Halliburton Company announced March 27 that its stockholders approved Halliburton’s proposal to issue shares of Halliburton common stock as contemplated by its merger agreement with Baker Hughes Incorporated. In addition, Baker Hughes announced that its stockholders adopted the merger agreement and thereby approved the proposed combination of the two companies. Ninety nine percent of the shares voted at Halliburton’s special meeting voted in favor of the proposal to issue Halliburton shares. Separately, more than 98 percent of the shares voted at Baker Hughes’ special meeting voted in favor of the transaction, representing more than 75 percent of all outstanding shares of Baker Hughes. “We are extremely pleased Halliburton and Baker Hughes stockholders have shown overwhelming support by approving the pending transaction,” said Dave Lesar, chairman and chief executive officer of Halliburton. “We are more confident than ever that this combination will create a stronger, more diverse organization with an unsurpassed depth and breadth of services benefitting our stockholders, customers, employees and other key stakeholders of both companies.” Martin Craighead, chairman and chief executive officer of Baker Hughes said, “Today’s results are an important milestone in our efforts to build a global leader in oilfield services that can deliver more benefits for customers, improved value for stockholders and more long-term opportunities for employees. We look forward to continuing to work collaboratively with Halliburton on the regulatory review process and the creation of a thoughtful integration plan that combines the best of both companies.” The close of the transaction is expected to occur late in the second half of 2015, and remains subject to regulatory approvals, as well as other customary closing conditions.

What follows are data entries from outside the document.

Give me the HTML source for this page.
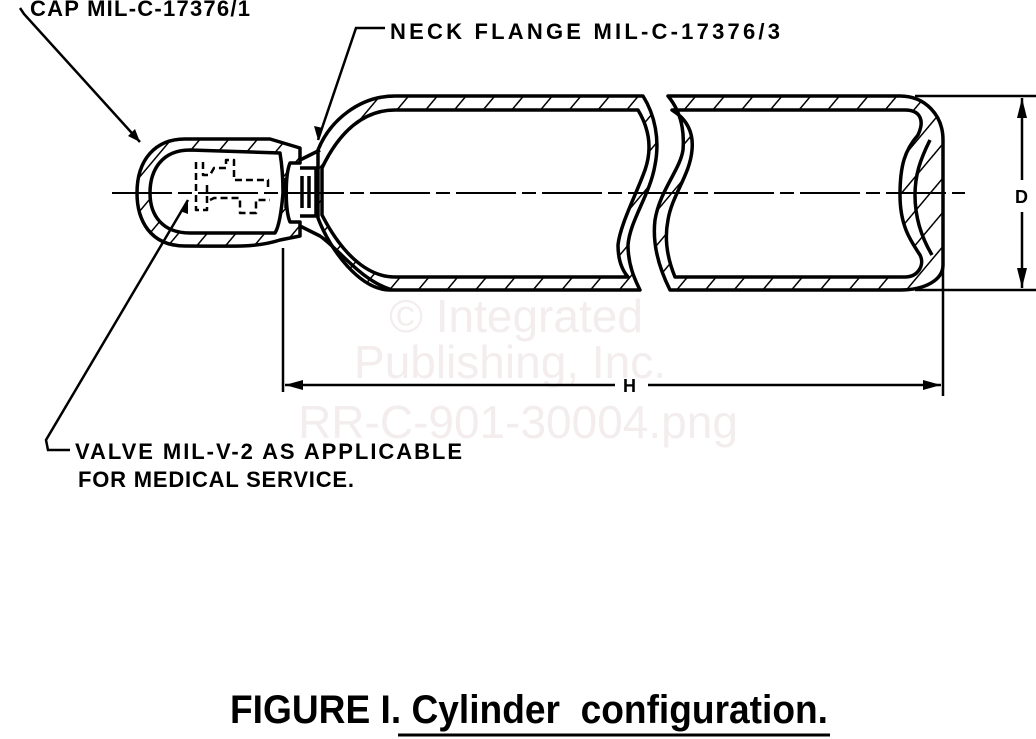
<!DOCTYPE html>
<html><head><meta charset="utf-8"><style>
html,body{margin:0;padding:0;background:#fff;}
svg{display:block;}
text{font-family:"Liberation Sans",sans-serif;font-weight:bold;fill:#000;}
</style></head><body>
<svg width="1036" height="739" viewBox="0 0 1036 739" xmlns="http://www.w3.org/2000/svg">
<defs>
<pattern id="h" width="22" height="22" patternUnits="userSpaceOnUse" patternTransform="rotate(40)">
<rect width="22" height="22" fill="#fff"/><line x1="0" y1="0" x2="0" y2="22" stroke="#000" stroke-width="3"/>
</pattern>
</defs>
<g font-family="Liberation Sans" text-anchor="middle">
<text x="516" y="332" font-size="46" style="font-weight:normal;fill:#f3eded">© Integrated</text>
<text x="510" y="378" font-size="46" style="font-weight:normal;fill:#f3eded">Publishing, Inc.</text>
<text x="518" y="438" font-size="46" style="font-weight:normal;fill:#f3eded">RR-C-901-30004.png</text>
</g>
<g stroke="#000" stroke-width="3.5" fill="none" stroke-linejoin="round">
<path fill="url(#h)" fill-rule="evenodd" d="M318,150 C330,120 360,96 395,96 L643,96 C655,115 660,140 655,165 C650,195 630,220 628,245 C628,265 635,280 640,290 L390,290 C360,290 330,250 318,218 Z M322,168 C340,130 365,110 395,110 L638,110 C650,130 652,150 645,170 C636,195 620,225 618,245 C618,260 622,270 628,277 L395,277 C365,277 340,250 322,215 Z"/>
<path fill="url(#h)" fill-rule="evenodd" d="M668,96 L900,96 C925,96 943,115 943,140 L943,265 C943,280 925,290 900,290 L670,290 C660,270 652,245 655,220 C660,190 680,170 683,150 C685,125 678,108 668,96 Z M672,110 L905,110 C920,110 925,120 918,135 C905,150 900,165 900,195 C900,225 910,240 920,255 C925,265 918,277 905,277 L675,277 C668,260 664,240 668,220 C672,195 690,175 692,150 C694,130 685,118 672,110 Z"/>
<path d="M930,140 C920,160 915,175 915,195 C915,215 920,235 932,255" />
<path fill="url(#h)" fill-rule="evenodd" d="M300,148 L300,163 L290,163 C285,175 285,210 290,222 L300,222 L300,236 L280,240 C255,248 235,246 185,246 C150,246 137,220 137,193 C137,160 155,139 185,139 L270,139 Z M280,153 L190,150 C162,150 150,170 150,193 C150,215 162,233 190,233 L275,233 C280,225 282,205 283,193 C283,180 282,165 280,153 Z"/>
<path d="M286,178 L286,208 M300,168 L316,168 L316,216 L300,216 M302,176 L302,208 M309,176 L309,208"/>
<path d="M300,160 L320,150 M300,226 L320,236 C340,250 360,280 392,290"/>
<path stroke-width="2.5" stroke-dasharray="7,4" d="M196,162 L196,210 L207,210 L207,182 M203,162 L203,175 L210,175 L214,168 L226,168 L226,160 L234,160 L234,180 L268,180 L268,190 M210,200 L214,198 L240,198 L240,213 L256,213 L256,200 L270,200"/>
</g>
<line x1="112" y1="193" x2="965" y2="193" stroke="#000" stroke-width="2" stroke-dasharray="60,6,14,6"/>
<g stroke="#000" stroke-width="2.5" fill="none">
<line x1="915" y1="96" x2="1036" y2="96"/><line x1="915" y1="290" x2="1036" y2="290"/>
<line x1="1022" y1="98" x2="1022" y2="180"/><line x1="1022" y1="212" x2="1022" y2="288"/>
<line x1="283" y1="248" x2="283" y2="392"/><line x1="943" y1="265" x2="943" y2="396"/>
<line x1="285" y1="385" x2="615" y2="385"/><line x1="648" y1="385" x2="941" y2="385"/>
<polyline points="20,8 24,14 140,142"/>
<polyline points="385,28 356,28 318,140"/>
<polyline points="70,450 48,450 46,440 188,200"/>
<line x1="398" y1="735" x2="830" y2="735" stroke-width="3"/>
</g>
<g fill="#000">
<polygon points="1022,98 1017,118 1027,118"/><polygon points="1022,288 1017,268 1027,268"/>
<polygon points="285,385 303,380 303,390"/><polygon points="941,385 923,380 923,390"/>
<polygon points="140,142 128,136 135,129"/><polygon points="318,140 314,126 323,128"/><polygon points="188,200 180,211 188,214"/>
</g>
<g font-size="22">
<text x="30" y="16" textLength="220" lengthAdjust="spacing">CAP MIL-C-17376/1</text>
<text x="390" y="39" textLength="390" lengthAdjust="spacing">NECK FLANGE MIL-C-17376/3</text>
<text x="75" y="459" textLength="387" lengthAdjust="spacing">VALVE MIL-V-2 AS APPLICABLE</text>
<text x="78" y="487" textLength="276" lengthAdjust="spacing">FOR MEDICAL SERVICE.</text>
<text x="1015" y="203" font-size="18">D</text>
<text x="623" y="392" font-size="18">H</text>
</g>
<text x="230" y="723" font-size="40" textLength="598" lengthAdjust="spacingAndGlyphs">FIGURE I. Cylinder&#160;&#160;configuration.</text>
</svg>
</body></html>
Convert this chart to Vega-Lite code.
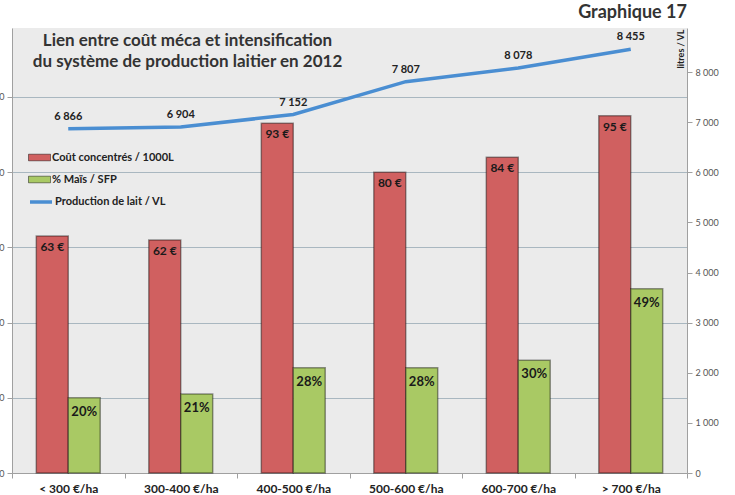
{
  "$schema": "https://vega.github.io/schema/vega-lite/v6.json",
  "width": 675,
  "height": 445,
  "autosize": {"type": "none"},
  "padding": {"left": 12, "top": 28, "right": 48, "bottom": 22},
  "background": "white",
  "config": {
    "font": "Lato",
    "view": {"fill": "#ebebeb", "stroke": null},
    "locale": {"number": {"decimal": ",", "thousands": " ", "grouping": [3], "currency": ["", " €"]}}
  },
  "title": {
    "text": "Graphique 17",
    "anchor": "end",
    "frame": "group",
    "orient": "top",
    "offset": 6,
    "fontSize": 18,
    "fontWeight": "bold",
    "color": "#333333",
    "font": "Lato"
  },
  "datasets": {
    "bars": [
      {"tranche": "< 300 €/ha", "serie": "Coût concentrés / 1000L", "valeur": 63},
      {"tranche": "< 300 €/ha", "serie": "% Maïs / SFP", "valeur": 20},
      {"tranche": "300-400 €/ha", "serie": "Coût concentrés / 1000L", "valeur": 62},
      {"tranche": "300-400 €/ha", "serie": "% Maïs / SFP", "valeur": 21},
      {"tranche": "400-500 €/ha", "serie": "Coût concentrés / 1000L", "valeur": 93},
      {"tranche": "400-500 €/ha", "serie": "% Maïs / SFP", "valeur": 28},
      {"tranche": "500-600 €/ha", "serie": "Coût concentrés / 1000L", "valeur": 80},
      {"tranche": "500-600 €/ha", "serie": "% Maïs / SFP", "valeur": 28},
      {"tranche": "600-700 €/ha", "serie": "Coût concentrés / 1000L", "valeur": 84},
      {"tranche": "600-700 €/ha", "serie": "% Maïs / SFP", "valeur": 30},
      {"tranche": "> 700 €/ha", "serie": "Coût concentrés / 1000L", "valeur": 95},
      {"tranche": "> 700 €/ha", "serie": "% Maïs / SFP", "valeur": 49}
    ],
    "lait": [
      {"tranche": "< 300 €/ha", "serie": "Production de lait / VL", "litres": 6866},
      {"tranche": "300-400 €/ha", "serie": "Production de lait / VL", "litres": 6904},
      {"tranche": "400-500 €/ha", "serie": "Production de lait / VL", "litres": 7152},
      {"tranche": "500-600 €/ha", "serie": "Production de lait / VL", "litres": 7807},
      {"tranche": "600-700 €/ha", "serie": "Production de lait / VL", "litres": 8078},
      {"tranche": "> 700 €/ha", "serie": "Production de lait / VL", "litres": 8455}
    ]
  },
  "resolve": {
    "scale": {"y": "independent"},
    "axis": {"x": "independent", "y": "independent"}
  },
  "layer": [
    {
      "data": {"name": "bars"},
      "encoding": {
        "x": {
          "field": "tranche",
          "type": "nominal",
          "sort": null,
          "scale": {"paddingInner": 0, "paddingOuter": 0},
          "axis": {
            "orient": "bottom",
            "title": null,
            "labelAngle": 0,
            "labelFontSize": 12,
            "labelFontWeight": "bold",
            "labelColor": "#222222",
            "labelPadding": 5,
            "tickBand": "extent",
            "tickSize": 5,
            "tickColor": "#a0a0a0",
            "domainColor": "#a0a0a0",
            "grid": false
          }
        },
        "xOffset": {
          "field": "serie",
          "type": "nominal",
          "sort": ["Coût concentrés / 1000L", "% Maïs / SFP"],
          "scale": {"paddingInner": 0, "paddingOuter": 0.76}
        },
        "y": {
          "field": "valeur",
          "type": "quantitative",
          "scale": {"domain": [0, 118.35], "nice": false, "zero": true},
          "axis": {
            "orient": "left",
            "title": null,
            "values": [0, 20, 40, 60, 80, 100],
            "labelFontSize": 9,
            "labelColor": "#555555",
            "labelPadding": 3,
            "tickSize": 5,
            "tickColor": "#a0a0a0",
            "domainColor": "#a0a0a0",
            "grid": true,
            "gridColor": "#a9b7c0",
            "gridWidth": 1
          }
        }
      },
      "layer": [
        {
          "mark": {"type": "bar", "stroke": "#000000", "strokeOpacity": 0.4, "strokeWidth": 1.5},
          "encoding": {
            "fill": {
              "field": "serie",
              "type": "nominal",
              "scale": {
                "domain": ["Coût concentrés / 1000L", "% Maïs / SFP"],
                "range": ["#d06060", "#a9c964"]
              },
              "legend": {
                "orient": "none",
                "legendX": 16,
                "legendY": 118,
                "title": null,
                "padding": 0,
                "rowPadding": 5,
                "symbolType": "M-1,-0.3H1V0.3H-1Z",
                "symbolSize": 484,
                "symbolStrokeColor": "rgba(0,0,0,0.45)",
                "symbolStrokeWidth": 1,
                "labelFontSize": 11,
                "labelFontWeight": "bold",
                "labelColor": "#222222",
                "labelOffset": 1,
                "labelFont": "Lato"
              }
            }
          }
        },
        {
          "transform": [
            {"filter": "datum.serie == 'Coût concentrés / 1000L'"},
            {"calculate": "format(datum.valeur, 'd') + ' €'", "as": "etiquette"}
          ],
          "mark": {"type": "text", "baseline": "top", "dy": 6, "fontSize": 12, "fontWeight": "bold", "color": "#1a1a1a"},
          "encoding": {"text": {"field": "etiquette"}}
        },
        {
          "transform": [
            {"filter": "datum.serie == '% Maïs / SFP'"},
            {"calculate": "format(datum.valeur, 'd') + '%'", "as": "etiquette"}
          ],
          "mark": {"type": "text", "baseline": "top", "dy": 8, "fontSize": 13, "fontWeight": "bold", "color": "#1a1a1a"},
          "encoding": {"text": {"field": "etiquette"}}
        }
      ]
    },
    {
      "data": {"name": "lait"},
      "encoding": {
        "x": {
          "field": "tranche",
          "type": "nominal",
          "sort": null,
          "scale": {"paddingInner": 0, "paddingOuter": 0},
          "axis": {
            "orient": "top",
            "labels": false,
            "ticks": false,
            "domain": false,
            "grid": false,
            "title": ["Lien entre coût méca et intensification", "du système de production laitier en 2012"],
            "titleX": 175,
            "titleY": 4,
            "titleAlign": "center",
            "titleBaseline": "top",
            "titleFontSize": 17,
            "titleFontWeight": "bold",
            "titleColor": "#333333",
            "titleFont": "Lato",
            "titleLineHeight": 21
          }
        },
        "y": {
          "field": "litres",
          "type": "quantitative",
          "scale": {"domain": [0, 8878], "nice": false, "zero": true},
          "axis": {
            "orient": "right",
            "values": [0, 1000, 2000, 3000, 4000, 5000, 6000, 7000, 8000],
            "format": ",d",
            "grid": false,
            "labelFontSize": 9,
            "labelColor": "#555555",
            "labelPadding": 3,
            "tickSize": 5,
            "tickColor": "#a0a0a0",
            "domainColor": "#a0a0a0",
            "title": "litres / VL",
            "titleAngle": -90,
            "titleX": -2,
            "titleY": 1,
            "titleAlign": "right",
            "titleBaseline": "bottom",
            "titleFontSize": 9,
            "titleFontWeight": "bold",
            "titleColor": "#222222"
          }
        }
      },
      "layer": [
        {
          "mark": {"type": "line", "strokeWidth": 3.5, "interpolate": "linear"},
          "encoding": {
            "color": {
              "field": "serie",
              "type": "nominal",
              "scale": {"domain": ["Production de lait / VL"], "range": ["#4a8ed2"]},
              "legend": {
                "orient": "none",
                "legendX": 16,
                "legendY": 161,
                "title": null,
                "padding": 0,
                "symbolType": "stroke",
                "symbolSize": 484,
                "symbolStrokeWidth": 3.5,
                "labelFontSize": 11,
                "labelFontWeight": "bold",
                "labelColor": "#222222",
                "labelOffset": 1,
                "labelFont": "Lato"
              }
            }
          }
        },
        {
          "mark": {"type": "text", "baseline": "bottom", "dy": -7, "fontSize": 11, "fontWeight": "bold", "color": "#222222"},
          "encoding": {"text": {"field": "litres", "type": "quantitative", "format": ",d"}}
        }
      ]
    }
  ]
}
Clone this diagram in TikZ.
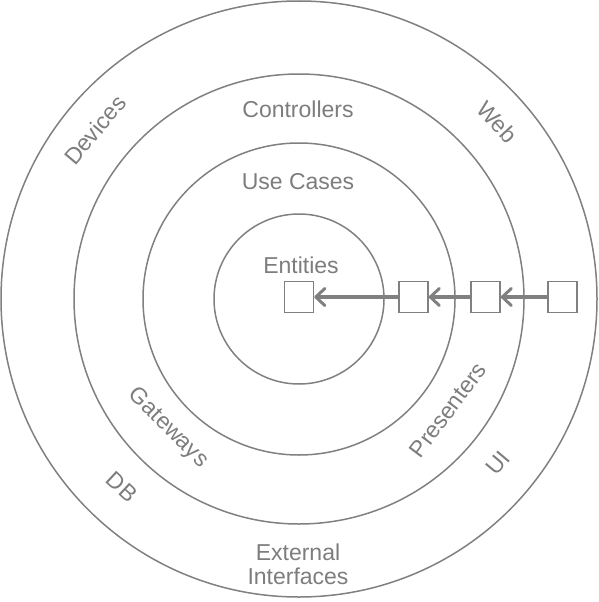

Texas Rig Count, Production & Storage
According to the Texas Railroad Commission, the Texas average rig count as of 13 February 2015 was 598, representing about 46 percent of all active land rigs in the United States according to Baker Hughes. The Railroad Commission reports that in the last 12 months, total Texas reported production was 901 million bbl of oil and 8.2 trillion cf of natural gas. The Commission’s estimated final production for December 2014 is over 83 million bbl of crude oil and over 500 million Mcf of gas well gas. (These production totals do not include casinghead gas or condensate.) Texas natural gas storage reported to the Commission for January 2015 was almost 330 million Mcf compared to about 265 million Mcf in January 2014. The February 2015 gas storage estimate is about 307 million Mcf. The Commission’s oil and gas division set initial March 2015 natural gas production allowables for prorated fields in the state to meet market demand of 8 million Mcf. In setting the initial March 2015 allowables, the Commission used historical production figures from previous months, producers’ demand forecasts for the coming month, and adjusted the figures based on well capability. These initial allowables will be adjusted after actual production for March 2015 is reported.